(Dataset excerpt)
▶

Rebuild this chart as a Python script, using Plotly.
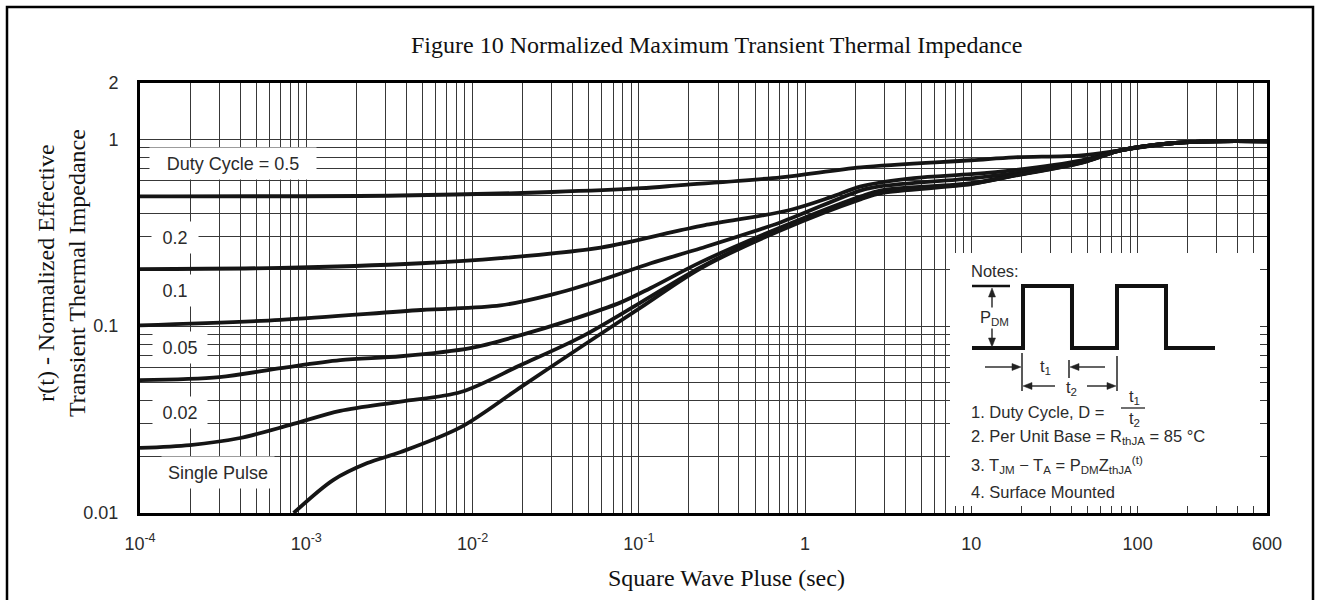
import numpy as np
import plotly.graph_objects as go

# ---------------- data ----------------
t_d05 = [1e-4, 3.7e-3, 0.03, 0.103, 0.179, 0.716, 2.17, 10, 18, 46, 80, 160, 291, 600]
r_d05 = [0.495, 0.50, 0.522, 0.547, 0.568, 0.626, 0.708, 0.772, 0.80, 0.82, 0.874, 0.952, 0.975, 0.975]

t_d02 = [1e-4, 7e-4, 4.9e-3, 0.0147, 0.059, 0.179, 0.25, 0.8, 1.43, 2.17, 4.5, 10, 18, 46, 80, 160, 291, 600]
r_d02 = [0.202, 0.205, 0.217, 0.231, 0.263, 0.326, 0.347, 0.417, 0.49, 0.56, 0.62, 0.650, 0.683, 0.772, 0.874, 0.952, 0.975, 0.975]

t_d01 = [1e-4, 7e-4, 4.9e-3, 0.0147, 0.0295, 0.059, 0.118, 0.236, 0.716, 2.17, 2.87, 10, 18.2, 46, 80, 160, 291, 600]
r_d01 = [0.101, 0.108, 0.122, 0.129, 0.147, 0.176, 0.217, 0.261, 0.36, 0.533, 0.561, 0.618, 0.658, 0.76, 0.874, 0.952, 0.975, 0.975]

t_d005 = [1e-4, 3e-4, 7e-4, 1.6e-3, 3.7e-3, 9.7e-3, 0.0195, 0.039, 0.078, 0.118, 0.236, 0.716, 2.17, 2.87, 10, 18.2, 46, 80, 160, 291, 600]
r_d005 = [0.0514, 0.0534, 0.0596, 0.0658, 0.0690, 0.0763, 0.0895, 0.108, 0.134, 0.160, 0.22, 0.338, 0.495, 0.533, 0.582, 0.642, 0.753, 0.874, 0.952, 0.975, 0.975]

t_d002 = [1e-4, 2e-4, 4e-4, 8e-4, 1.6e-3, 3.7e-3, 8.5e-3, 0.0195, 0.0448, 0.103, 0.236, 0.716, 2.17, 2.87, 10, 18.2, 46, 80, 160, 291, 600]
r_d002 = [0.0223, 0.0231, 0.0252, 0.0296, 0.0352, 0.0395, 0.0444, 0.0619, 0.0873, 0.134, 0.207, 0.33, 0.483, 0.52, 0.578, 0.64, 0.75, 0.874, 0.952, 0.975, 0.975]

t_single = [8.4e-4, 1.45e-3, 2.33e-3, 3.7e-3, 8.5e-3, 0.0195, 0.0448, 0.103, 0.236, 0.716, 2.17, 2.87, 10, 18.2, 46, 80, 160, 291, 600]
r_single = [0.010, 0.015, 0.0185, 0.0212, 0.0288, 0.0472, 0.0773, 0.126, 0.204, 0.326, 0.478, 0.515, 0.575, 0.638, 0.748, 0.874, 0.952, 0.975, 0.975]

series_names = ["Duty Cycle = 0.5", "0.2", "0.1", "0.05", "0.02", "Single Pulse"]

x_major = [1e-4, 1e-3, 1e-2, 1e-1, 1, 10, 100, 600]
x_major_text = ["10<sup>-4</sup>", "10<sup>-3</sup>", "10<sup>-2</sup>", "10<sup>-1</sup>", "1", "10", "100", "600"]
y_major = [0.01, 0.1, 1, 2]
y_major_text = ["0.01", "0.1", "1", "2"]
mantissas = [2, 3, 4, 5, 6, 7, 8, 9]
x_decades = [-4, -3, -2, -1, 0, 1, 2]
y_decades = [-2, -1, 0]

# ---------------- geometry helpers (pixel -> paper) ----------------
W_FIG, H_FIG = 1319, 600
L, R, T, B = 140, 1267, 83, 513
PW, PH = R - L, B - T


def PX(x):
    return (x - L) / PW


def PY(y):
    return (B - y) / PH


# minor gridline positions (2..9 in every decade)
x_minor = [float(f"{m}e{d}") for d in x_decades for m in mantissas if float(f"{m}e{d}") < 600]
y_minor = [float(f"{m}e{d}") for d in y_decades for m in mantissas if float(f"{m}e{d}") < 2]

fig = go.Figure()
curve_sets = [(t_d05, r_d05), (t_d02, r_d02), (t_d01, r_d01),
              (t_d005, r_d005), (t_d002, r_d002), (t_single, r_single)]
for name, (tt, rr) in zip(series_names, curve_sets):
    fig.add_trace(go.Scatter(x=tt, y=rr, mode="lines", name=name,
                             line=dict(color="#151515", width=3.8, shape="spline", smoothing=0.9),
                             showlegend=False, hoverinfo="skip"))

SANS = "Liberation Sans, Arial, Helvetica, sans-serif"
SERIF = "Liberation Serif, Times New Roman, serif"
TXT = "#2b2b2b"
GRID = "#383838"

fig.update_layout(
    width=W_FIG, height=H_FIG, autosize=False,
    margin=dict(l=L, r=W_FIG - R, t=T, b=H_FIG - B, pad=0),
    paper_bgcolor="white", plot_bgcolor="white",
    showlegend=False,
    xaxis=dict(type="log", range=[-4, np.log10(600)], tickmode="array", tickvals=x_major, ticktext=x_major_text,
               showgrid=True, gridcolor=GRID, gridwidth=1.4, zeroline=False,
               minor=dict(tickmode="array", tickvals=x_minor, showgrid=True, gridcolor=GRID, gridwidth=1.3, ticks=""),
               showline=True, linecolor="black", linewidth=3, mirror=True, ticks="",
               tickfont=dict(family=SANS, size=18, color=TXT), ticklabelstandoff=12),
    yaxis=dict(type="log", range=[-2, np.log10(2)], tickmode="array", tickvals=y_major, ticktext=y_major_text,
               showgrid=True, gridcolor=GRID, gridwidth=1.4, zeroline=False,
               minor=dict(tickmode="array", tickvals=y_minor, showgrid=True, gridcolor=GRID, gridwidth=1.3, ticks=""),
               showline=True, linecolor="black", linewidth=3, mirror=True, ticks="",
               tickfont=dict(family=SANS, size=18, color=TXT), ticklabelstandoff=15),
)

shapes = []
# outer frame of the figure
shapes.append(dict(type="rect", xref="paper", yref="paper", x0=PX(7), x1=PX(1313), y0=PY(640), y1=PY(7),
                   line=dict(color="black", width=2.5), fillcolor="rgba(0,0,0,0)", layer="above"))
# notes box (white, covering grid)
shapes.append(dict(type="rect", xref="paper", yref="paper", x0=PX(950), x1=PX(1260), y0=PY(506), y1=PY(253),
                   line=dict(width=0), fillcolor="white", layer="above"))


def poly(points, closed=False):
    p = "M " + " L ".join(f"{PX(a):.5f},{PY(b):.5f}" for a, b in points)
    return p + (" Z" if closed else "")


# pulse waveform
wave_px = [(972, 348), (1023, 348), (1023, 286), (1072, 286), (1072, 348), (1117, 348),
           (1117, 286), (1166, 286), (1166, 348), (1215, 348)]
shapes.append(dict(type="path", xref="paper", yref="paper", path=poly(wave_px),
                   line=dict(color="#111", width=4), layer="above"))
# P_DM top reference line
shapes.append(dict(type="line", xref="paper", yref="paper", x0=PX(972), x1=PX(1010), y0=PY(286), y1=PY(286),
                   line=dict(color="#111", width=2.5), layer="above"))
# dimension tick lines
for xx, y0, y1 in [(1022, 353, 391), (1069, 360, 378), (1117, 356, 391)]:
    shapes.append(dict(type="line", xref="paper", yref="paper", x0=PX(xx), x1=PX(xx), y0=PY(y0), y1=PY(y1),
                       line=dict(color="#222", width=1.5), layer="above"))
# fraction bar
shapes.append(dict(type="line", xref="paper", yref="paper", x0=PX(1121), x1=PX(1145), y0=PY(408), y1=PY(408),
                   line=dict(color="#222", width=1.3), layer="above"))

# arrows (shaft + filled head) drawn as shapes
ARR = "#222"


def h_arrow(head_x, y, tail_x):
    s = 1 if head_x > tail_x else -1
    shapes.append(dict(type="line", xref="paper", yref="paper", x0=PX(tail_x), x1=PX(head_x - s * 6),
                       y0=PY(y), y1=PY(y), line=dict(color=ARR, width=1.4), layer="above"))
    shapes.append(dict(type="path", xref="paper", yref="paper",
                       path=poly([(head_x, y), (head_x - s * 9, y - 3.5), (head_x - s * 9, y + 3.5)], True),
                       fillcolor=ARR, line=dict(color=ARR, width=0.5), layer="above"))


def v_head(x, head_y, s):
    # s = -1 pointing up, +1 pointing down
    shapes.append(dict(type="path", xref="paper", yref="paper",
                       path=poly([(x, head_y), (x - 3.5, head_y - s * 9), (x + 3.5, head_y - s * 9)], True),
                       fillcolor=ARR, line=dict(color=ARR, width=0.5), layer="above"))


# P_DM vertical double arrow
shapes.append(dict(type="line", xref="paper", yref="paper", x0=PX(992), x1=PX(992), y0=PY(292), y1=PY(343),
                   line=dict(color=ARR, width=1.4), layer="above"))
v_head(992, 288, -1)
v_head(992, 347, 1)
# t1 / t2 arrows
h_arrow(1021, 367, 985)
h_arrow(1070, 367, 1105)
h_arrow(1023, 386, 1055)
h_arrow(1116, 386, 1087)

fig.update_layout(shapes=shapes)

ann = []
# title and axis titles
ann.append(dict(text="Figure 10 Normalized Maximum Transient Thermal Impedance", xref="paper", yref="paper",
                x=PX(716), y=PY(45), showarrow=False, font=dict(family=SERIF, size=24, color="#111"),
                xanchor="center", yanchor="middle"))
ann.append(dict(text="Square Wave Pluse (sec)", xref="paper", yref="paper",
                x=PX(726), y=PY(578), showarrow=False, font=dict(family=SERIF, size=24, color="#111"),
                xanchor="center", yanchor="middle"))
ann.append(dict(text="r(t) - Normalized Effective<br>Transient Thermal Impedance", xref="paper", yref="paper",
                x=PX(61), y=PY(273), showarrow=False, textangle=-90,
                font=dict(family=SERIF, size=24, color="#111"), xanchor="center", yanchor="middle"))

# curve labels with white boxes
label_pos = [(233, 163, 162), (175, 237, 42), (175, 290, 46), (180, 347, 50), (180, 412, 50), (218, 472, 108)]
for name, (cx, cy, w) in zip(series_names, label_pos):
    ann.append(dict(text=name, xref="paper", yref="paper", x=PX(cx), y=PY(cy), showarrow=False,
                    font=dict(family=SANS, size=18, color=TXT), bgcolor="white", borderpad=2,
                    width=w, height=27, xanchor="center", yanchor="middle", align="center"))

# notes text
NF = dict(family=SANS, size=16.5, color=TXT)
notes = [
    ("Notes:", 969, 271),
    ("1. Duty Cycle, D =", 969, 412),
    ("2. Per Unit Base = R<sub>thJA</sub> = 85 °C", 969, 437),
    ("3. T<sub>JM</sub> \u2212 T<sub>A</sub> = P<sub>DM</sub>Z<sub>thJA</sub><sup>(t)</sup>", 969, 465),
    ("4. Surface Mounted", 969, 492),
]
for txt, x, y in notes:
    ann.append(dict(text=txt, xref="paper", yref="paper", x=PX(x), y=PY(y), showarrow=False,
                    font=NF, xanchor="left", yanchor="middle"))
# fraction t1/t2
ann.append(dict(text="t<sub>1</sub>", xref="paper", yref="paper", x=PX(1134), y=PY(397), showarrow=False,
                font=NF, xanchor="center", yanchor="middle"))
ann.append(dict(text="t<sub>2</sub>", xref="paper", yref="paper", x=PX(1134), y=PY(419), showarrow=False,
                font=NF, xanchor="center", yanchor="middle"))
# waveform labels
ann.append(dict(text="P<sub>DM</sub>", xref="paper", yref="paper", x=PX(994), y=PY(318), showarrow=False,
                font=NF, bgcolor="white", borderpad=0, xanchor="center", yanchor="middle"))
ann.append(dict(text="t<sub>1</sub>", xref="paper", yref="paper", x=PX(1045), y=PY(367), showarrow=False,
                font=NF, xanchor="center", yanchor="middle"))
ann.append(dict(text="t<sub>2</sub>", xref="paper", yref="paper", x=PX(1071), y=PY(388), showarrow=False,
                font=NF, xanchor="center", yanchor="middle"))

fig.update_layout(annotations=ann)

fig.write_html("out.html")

◀
▶

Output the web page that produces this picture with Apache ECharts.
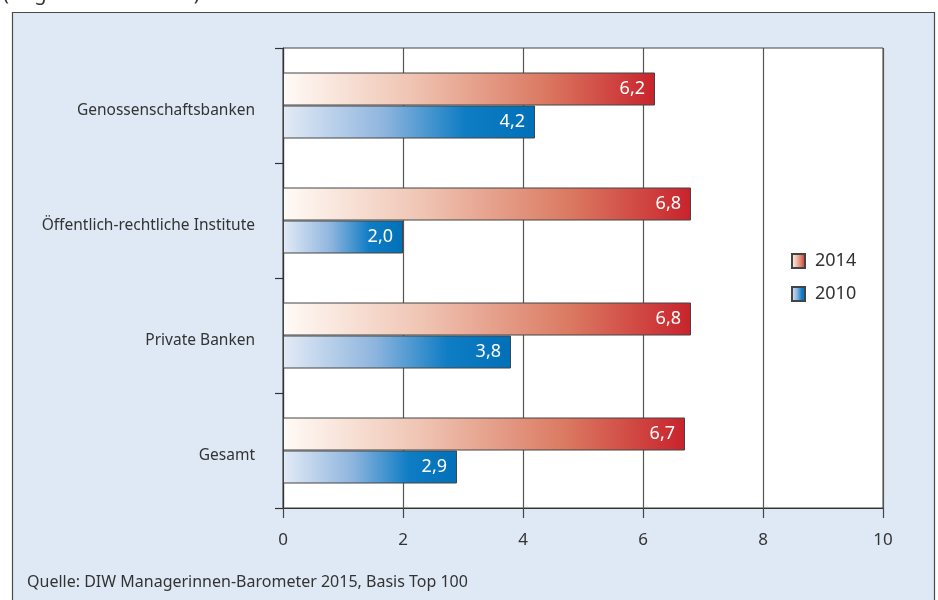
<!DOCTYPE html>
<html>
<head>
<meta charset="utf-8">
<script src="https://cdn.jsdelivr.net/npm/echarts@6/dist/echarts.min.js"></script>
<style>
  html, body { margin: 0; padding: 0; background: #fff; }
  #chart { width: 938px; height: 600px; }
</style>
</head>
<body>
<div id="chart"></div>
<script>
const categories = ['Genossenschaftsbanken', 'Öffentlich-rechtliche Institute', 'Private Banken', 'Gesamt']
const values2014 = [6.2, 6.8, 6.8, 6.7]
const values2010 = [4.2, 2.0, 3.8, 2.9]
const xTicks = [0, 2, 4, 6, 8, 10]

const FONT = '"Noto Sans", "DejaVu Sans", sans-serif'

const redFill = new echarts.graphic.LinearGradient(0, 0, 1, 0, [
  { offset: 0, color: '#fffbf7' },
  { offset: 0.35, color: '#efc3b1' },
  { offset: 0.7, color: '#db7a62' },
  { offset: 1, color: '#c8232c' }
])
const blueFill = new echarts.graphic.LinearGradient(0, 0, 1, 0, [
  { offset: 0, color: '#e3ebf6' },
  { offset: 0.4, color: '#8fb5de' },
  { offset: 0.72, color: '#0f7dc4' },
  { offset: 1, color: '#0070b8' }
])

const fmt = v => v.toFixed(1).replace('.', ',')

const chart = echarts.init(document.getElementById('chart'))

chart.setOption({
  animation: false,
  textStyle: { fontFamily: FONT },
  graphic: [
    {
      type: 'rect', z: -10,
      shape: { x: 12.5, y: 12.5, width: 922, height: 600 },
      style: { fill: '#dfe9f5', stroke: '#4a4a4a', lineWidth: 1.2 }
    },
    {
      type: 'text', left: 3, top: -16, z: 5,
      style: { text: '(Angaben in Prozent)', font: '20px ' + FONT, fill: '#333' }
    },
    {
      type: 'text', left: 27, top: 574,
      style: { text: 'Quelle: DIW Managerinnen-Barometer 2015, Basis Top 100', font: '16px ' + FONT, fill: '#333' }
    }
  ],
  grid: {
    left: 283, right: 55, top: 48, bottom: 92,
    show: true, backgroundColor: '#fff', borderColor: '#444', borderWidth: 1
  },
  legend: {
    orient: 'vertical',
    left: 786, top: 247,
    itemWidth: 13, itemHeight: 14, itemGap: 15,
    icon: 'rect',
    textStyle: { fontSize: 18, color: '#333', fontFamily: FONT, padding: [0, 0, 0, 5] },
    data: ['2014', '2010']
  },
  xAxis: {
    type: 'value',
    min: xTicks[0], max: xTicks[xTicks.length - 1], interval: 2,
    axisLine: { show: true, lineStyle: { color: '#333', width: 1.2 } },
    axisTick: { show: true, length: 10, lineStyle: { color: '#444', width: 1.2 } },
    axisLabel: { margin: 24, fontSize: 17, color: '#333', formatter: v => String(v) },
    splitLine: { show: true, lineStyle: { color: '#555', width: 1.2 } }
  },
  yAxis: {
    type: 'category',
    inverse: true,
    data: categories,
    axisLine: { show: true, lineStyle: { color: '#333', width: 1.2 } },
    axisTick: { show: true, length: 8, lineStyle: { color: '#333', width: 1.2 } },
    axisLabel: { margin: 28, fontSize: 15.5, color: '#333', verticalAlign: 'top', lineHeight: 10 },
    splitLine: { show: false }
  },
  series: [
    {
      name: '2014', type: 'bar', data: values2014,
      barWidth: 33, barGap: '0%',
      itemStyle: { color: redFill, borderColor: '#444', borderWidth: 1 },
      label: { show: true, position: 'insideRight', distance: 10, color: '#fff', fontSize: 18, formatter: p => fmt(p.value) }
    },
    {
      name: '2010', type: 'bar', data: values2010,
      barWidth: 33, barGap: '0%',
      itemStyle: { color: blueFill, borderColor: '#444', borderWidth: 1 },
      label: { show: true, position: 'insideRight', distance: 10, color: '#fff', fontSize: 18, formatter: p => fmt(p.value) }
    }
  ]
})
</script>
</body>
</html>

◀

Exactly and only the lines from the line with "Rebuild this chart" to the line with "import plotly.graph_objects as go", both ends included, should be echoed. Do not carry over the pictures.

**Task answer:**
Rebuild this chart as a Python script, using Plotly.
import numpy as np
import plotly.graph_objects as go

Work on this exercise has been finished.